When someone is talking about someone I love... I can't be quiet. So, on that sultry August evening in 1999 in Ft. Worth, Texas, 25 year old me did something that 45 year old me still struggles not to do. I responded to all of the stadium quarterbacks and self appointed athletic directors. And did I ever respond! I won't get into all of the ugly, embarrassing details, but let's suffice it to say that I put my English degree to good use that night!
I let them have it... and I stormed out. And then I sat in my car for the entire rest of the game and cried. I cried because those people in the stands who were supposed to be supporting my husband and the boys he was there to coach had been anything but supportive. I cried because I knew how hard the coaches and the players had worked to get themselves out on that field. The sacrifices they all - young and old - had made to show up and give their fans a game to watch. But most of all, I cried because I did NOT like the person I had just turned into. I was no better than they were. I had let words come out of my mouth that were hurtful and demeaning and shameful.
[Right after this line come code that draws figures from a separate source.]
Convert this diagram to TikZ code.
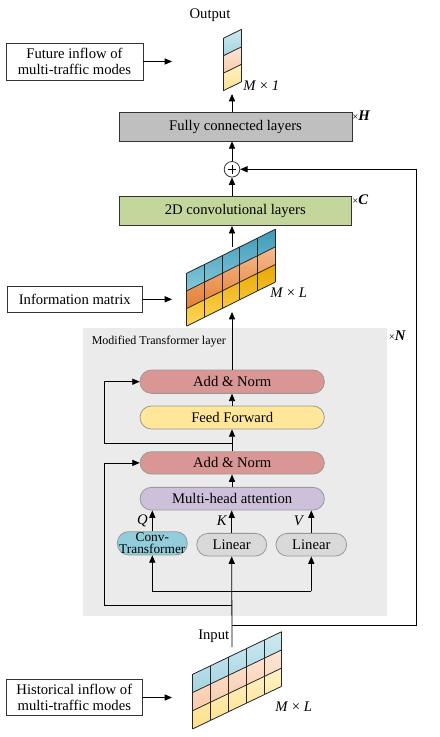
\documentclass[tikz,border=0pt]{standalone}
\usepackage{fontspec}
\setmainfont{Liberation Serif}
\usetikzlibrary{arrows.meta}
\newcommand\PX{0.75pt}
\definecolor{bgc}{HTML}{EBEBEB}
\definecolor{fcc}{HTML}{BFBFBF}
\definecolor{cvc}{HTML}{C3D69B}
\definecolor{anc}{HTML}{D99694}
\definecolor{ffc}{HTML}{FFE699}
\definecolor{mhc}{HTML}{CCC0DA}
\definecolor{ctc}{HTML}{92CDDC}
\definecolor{lnc}{HTML}{D9D9D9}
\definecolor{sBt}{HTML}{3D9BB8}
\definecolor{sBb}{HTML}{86C8DB}
\definecolor{sOt}{HTML}{F7B98E}
\definecolor{sOb}{HTML}{E47F33}
\definecolor{sYt}{HTML}{E8A800}
\definecolor{sYb}{HTML}{FFD65A}
\definecolor{lBt}{HTML}{CFE9F1}
\definecolor{lBb}{HTML}{A3D4E2}
\definecolor{lOt}{HTML}{FDE6D6}
\definecolor{lOb}{HTML}{F8C9AA}
\definecolor{lYt}{HTML}{FFF3C8}
\definecolor{lYb}{HTML}{FDDF8A}
\newcommand\skewmat[7]{%
\begin{scope}[shift={(#1,#2)},yslant=#3]
  \shade[top color=#7Bt,bottom color=#7Bb] (0,0) rectangle ({#6*#4},{#5});
  \shade[top color=#7Ot,bottom color=#7Ob] (0,{#5}) rectangle ({#6*#4},{2*#5});
  \shade[top color=#7Yt,bottom color=#7Yb] (0,{2*#5}) rectangle ({#6*#4},{3*#5});
  \foreach \cc in {0,...,#6} \draw[gline] ({\cc*#4},0) -- ({\cc*#4},{3*#5});
  \foreach \rr in {0,...,3} \draw[gline] (0,{\rr*#5}) -- ({#6*#4},{\rr*#5});
\end{scope}}
\tikzset{
  gline/.style={line width=0.6pt,draw=black!85},
  box/.style={draw=black!80,line width=0.6pt,align=center,inner sep=0pt,
     font=\fontsize{11}{12.5}\selectfont},
  rbox/.style={draw=black!40,line width=0.6pt,align=center,inner sep=0pt,
     rounded corners=8.5pt,font=\fontsize{11}{12.5}\selectfont},
  arr/.style={-{Triangle[length=5.5pt,width=4.6pt]},line width=0.6pt},
  ln/.style={line width=0.6pt},
  lab/.style={inner sep=0pt,font=\fontsize{11}{12.5}\selectfont},
}
\begin{document}
\begin{tikzpicture}[x=0.75pt,y=-0.75pt]
\useasboundingbox (0,0) rectangle (439,737);
\fill[bgc] (83.3,327.7) rectangle (386.7,615.7);

% matrices
\skewmat{223.3}{38.3}{0.49}{18.4}{17.47}{1}{l}
\skewmat{186.7}{273.3}{0.497}{17.72}{17.6}{5}{s}
\skewmat{192.7}{674.3}{0.479}{17.8}{18.2}{5}{l}

% side boxes
\node[box,minimum width=137*\PX,minimum height=37*\PX] (fut) at (74.5,61.5) {Future inflow of\\multi-traffic modes};
\node[box,minimum width=135.7*\PX,minimum height=26.7*\PX] (info) at (74.8,299.3) {Information matrix};
\node[box,minimum width=136.7*\PX,minimum height=36.4*\PX] (hist) at (74.3,697.5) {Historical inflow of\\multi-traffic modes};

% main boxes
\node[box,fill=fcc,minimum width=233*\PX,minimum height=28.3*\PX] (fc) at (235.5,126.8) {Fully connected layers};
\node[box,fill=cvc,minimum width=232.7*\PX,minimum height=29*\PX] (conv) at (235.3,211.2) {2D convolutional layers};
\node[draw=black!80,fill=white,line width=0.6pt,circle,minimum size=15.6*\PX,inner sep=0pt] (cplus) at (232,169.3) {};
\draw[line width=0.5pt] ([xshift=-3.2pt]cplus.center) -- ([xshift=3.2pt]cplus.center)
  ([yshift=-3.2pt]cplus.center) -- ([yshift=3.2pt]cplus.center);

\node[rbox,fill=anc,minimum width=184.3*\PX,minimum height=23.3*\PX] (an2) at (232.2,381.7) {Add \& Norm};
\node[rbox,fill=ffc,minimum width=184.3*\PX,minimum height=23*\PX] (ff) at (232.2,417.5) {Feed Forward};
\node[rbox,fill=anc,minimum width=184.3*\PX,minimum height=22.3*\PX] (an1) at (232.2,462.9) {Add \& Norm};
\node[rbox,fill=mhc,minimum width=184.3*\PX,minimum height=22.7*\PX] (mha) at (232.2,498.7) {Multi-head attention};
\node[rbox,fill=ctc,minimum width=70*\PX,minimum height=23.3*\PX,font=\fontsize{10}{9}\selectfont] (ct) at (152.3,543.3) {Conv-\\Transformer};
\node[rbox,fill=lnc,minimum width=70*\PX,minimum height=22.7*\PX] (lin1) at (231.7,544.7) {Linear};
\node[rbox,fill=lnc,minimum width=70.7*\PX,minimum height=22.7*\PX] (lin2) at (311.3,544.7) {Linear};

% labels
\node[lab] (outl) at (210,15) {Output};
\node[lab,anchor=west] (m1) at (243,86) {\textit{M} × \textit{1}};
\node[lab,anchor=west] (ml1) at (270,293) {\textit{M} × \textit{L}};
\node[lab,anchor=west] (ml2) at (275,707) {\textit{M} × \textit{L}};
\node[lab,anchor=east] (inl) at (229.5,636) {Input};
\node[lab,anchor=west] (xh) at (352,116) {{\fontsize{8}{9}\selectfont×}\textbf{\textit{H}}};
\node[lab,anchor=west] (xc) at (352,200) {{\fontsize{8}{9}\selectfont×}\textbf{\textit{C}}};
\node[lab,anchor=west] (xn) at (388.5,336) {{\fontsize{8}{9}\selectfont×}\textbf{\textit{N}}};
\node[lab,anchor=west,font=\fontsize{9}{10}\selectfont] (mtl) at (91.5,341.7) {Modified Transformer layer};
\node[lab] (ql) at (142.5,520.5) {\textit{Q}};
\node[lab] (kl) at (222,520.5) {\textit{K}};
\node[lab] (vl) at (299,520.5) {\textit{V}};

% coordinates
\coordinate (futT) at (172,61.5);
\coordinate (infoT) at (172,299.3);
\coordinate (histT) at (172,697.5);
\coordinate (vecB) at (232,94);
\coordinate (imT) at (232,247);
\coordinate (imB) at (232,312);
\coordinate (inTop) at (232,647);
\coordinate (fbJ) at (232,625);
\coordinate (fbR) at (416.7,625);
\coordinate (rbJ) at (232,605);
\coordinate (rbL) at (104.3,605);
\coordinate (rtJ) at (232,443.3);
\coordinate (rtL) at (104.3,443.3);
\coordinate (splitL) at (152.3,591);
\coordinate (splitR) at (311.3,591);

% connectors
\draw[arr] (fut.east) -- (futT);
\draw[arr] (info.east) -- (infoT);
\draw[arr] (hist.east) -- (histT);
\draw[arr] (fc.north -| cplus) -- (vecB);
\draw[arr] (cplus.north) -- (fc.south -| cplus);
\draw[arr] (conv.north -| cplus) -- (cplus.south);
\draw[arr] (imT) -- (conv.south -| cplus);
\draw[arr] (an2.north -| cplus) -- (imB);
\draw[arr] (ff.north -| cplus) -- (an2.south -| cplus);
\draw[arr] (an1.north -| cplus) -- (ff.south -| cplus);
\draw[arr] (mha.north -| cplus) -- (an1.south -| cplus);
\draw[arr] (rtJ) -- (rtL) -- (rtL |- an2.west) -- (an2.west);
\draw[arr] (rbJ) -- (rbL) -- (rbL |- an1.west) -- (an1.west);
\draw[arr] (ct.north) -- (ct.north |- mha.south);
\draw[arr] (lin1.north) -- (lin1.north |- mha.south);
\draw[arr] (lin2.north) -- (lin2.north |- mha.south);
\draw[arr] (inTop) -- (lin1.south);
\draw[ln] (splitL) -- (splitR);
\draw[arr] (splitL) -- (ct.south);
\draw[arr] (splitR) -- (lin2.south);
\draw[arr] (fbJ) -- (fbR) -- (fbR |- cplus.east) -- (cplus.east);
\end{tikzpicture}
\end{document}
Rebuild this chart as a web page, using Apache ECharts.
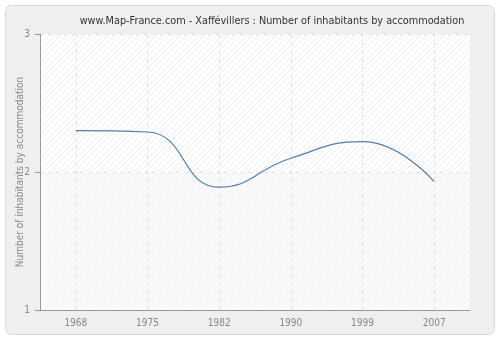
<!DOCTYPE html>
<html><head><meta charset="utf-8">
<script src="https://cdn.jsdelivr.net/npm/echarts@6/dist/echarts.min.js"></script>
<style>html,body{margin:0;padding:0;background:#fff}#c{width:500px;height:340px}</style>
</head><body><div id="c"></div>
<script>
var years = ['1968','1975','1982','1990','1999','2007'];
var values = [2.30, 2.29, 1.89, 2.10, 2.22, 1.93];
var yTicks = [1, 2, 3];
var titleText = 'www.Map-France.com - Xaffévillers : Number of inhabitants by accommodation';
var yName = 'Number of inhabitants by accommodation';
var FONT = '"DejaVu Sans Condensed", "DejaVu Sans", sans-serif';

function hatch(bg, line) {
  var c = document.createElement('canvas');
  c.width = 6; c.height = 6;
  var g = c.getContext('2d');
  g.fillStyle = bg; g.fillRect(0, 0, 6, 6);
  g.strokeStyle = line; g.lineWidth = 1;
  g.beginPath();
  g.moveTo(0, 6); g.lineTo(6, 0);
  g.moveTo(-1, 1); g.lineTo(1, -1);
  g.moveTo(5, 7); g.lineTo(7, 5);
  g.stroke();
  return c;
}
var chart = echarts.init(document.getElementById('c'));
chart.setOption({
  animation: false,
  graphic: [{type: 'rect', z: -100, silent: true,
    shape: {x: 5.5, y: 5.5, width: 489, height: 329, r: 6},
    style: {fill: '#efefef', stroke: '#d8d8d8', lineWidth: 1}}],
  title: {text: titleText, left: 267, top: 11, textAlign: 'center',
    textStyle: {fontFamily: FONT, fontSize: 10.8, fontWeight: 'normal', color: '#333'}},
  grid: {left: 40, right: 30, top: 34, bottom: 30, containLabel: false, outerBoundsMode: 'none'},
  xAxis: {type: 'category', data: years, boundaryGap: true,
    axisLine: {lineStyle: {color: '#999'}},
    axisTick: {alignWithLabel: true, length: 5, lineStyle: {color: '#999'}},
    axisLabel: {color: '#888', fontFamily: FONT, fontSize: 10, margin: 8},
    splitLine: {show: false}},
  yAxis: {type: 'value', min: yTicks[0], max: yTicks[yTicks.length - 1], interval: 1,
    name: yName, nameLocation: 'middle', nameGap: 15, nameMoveOverlap: false,
    nameTextStyle: {color: '#888', fontFamily: FONT, fontSize: 10},
    axisLine: {show: true, lineStyle: {color: '#999'}},
    axisTick: {show: true, length: 5, lineStyle: {color: '#999'}},
    axisLabel: {color: '#888', fontFamily: FONT, fontSize: 10, margin: 10},
    splitLine: {show: true, lineStyle: {color: '#e2e2e2', type: [4, 4]}},
    splitArea: {show: true, areaStyle: {color: [
      {image: hatch('#fafafa', '#f2f2f2'), repeat: 'repeat'},
      {image: hatch('#ffffff', '#ededed'), repeat: 'repeat'}]}}},
  series: [{type: 'line', data: values, smooth: 0.5, showSymbol: false,
    lineStyle: {color: '#4f7db0', width: 1.2},
    markLine: {silent: true, symbol: 'none', label: {show: false}, z: 1,
      lineStyle: {color: '#e2e2e2', type: [4, 4], width: 1},
      data: years.map(function (y) { return {xAxis: y}; })}}]
});
</script></body></html>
I realized then, in my first ever game as a coach's wife, what my aunt had meant. It wasn't because of the fans that I shouldn't sit on that side of the field... it was because of me. I wasn't able to handle what they were saying. And... as the wife of one of the coaches, I was an extension of him - like it or not. My actions were seen as his actions.
There have been times since that game that I have tested this theory again, but not often, and never does it end well - not as badly as the first game, but I always find myself getting up and moving. I've found now, that after 20 years, I can't even sit on the visitor side, because, you see, I don't just see myself as needing to look out for my coach, but for all of the coaches - on both sides of the fields. I know just how hard they all work. I know just how many nights their children go to sleep without a goodnight kiss from daddy. I know just how many cold suppers are reheated way after the kitchen has been "closed" for the night. I know how many sleepless nights worried about long bus rides those wives on the other side have had. I know just how many stomped feet, slammed doors, tears cried and I'm sorrys have been said because of yet another meeting, another late dinner, another broken date... and because I know... they are in a way my sisters.
And so, now, 20 years in... if you are looking for me at the next football game. You can probably find me - sitting somewhere alone as close to the endzone as possible, proudly cheering for my man, and his team. Enjoying every minute of my view from the cheap seats.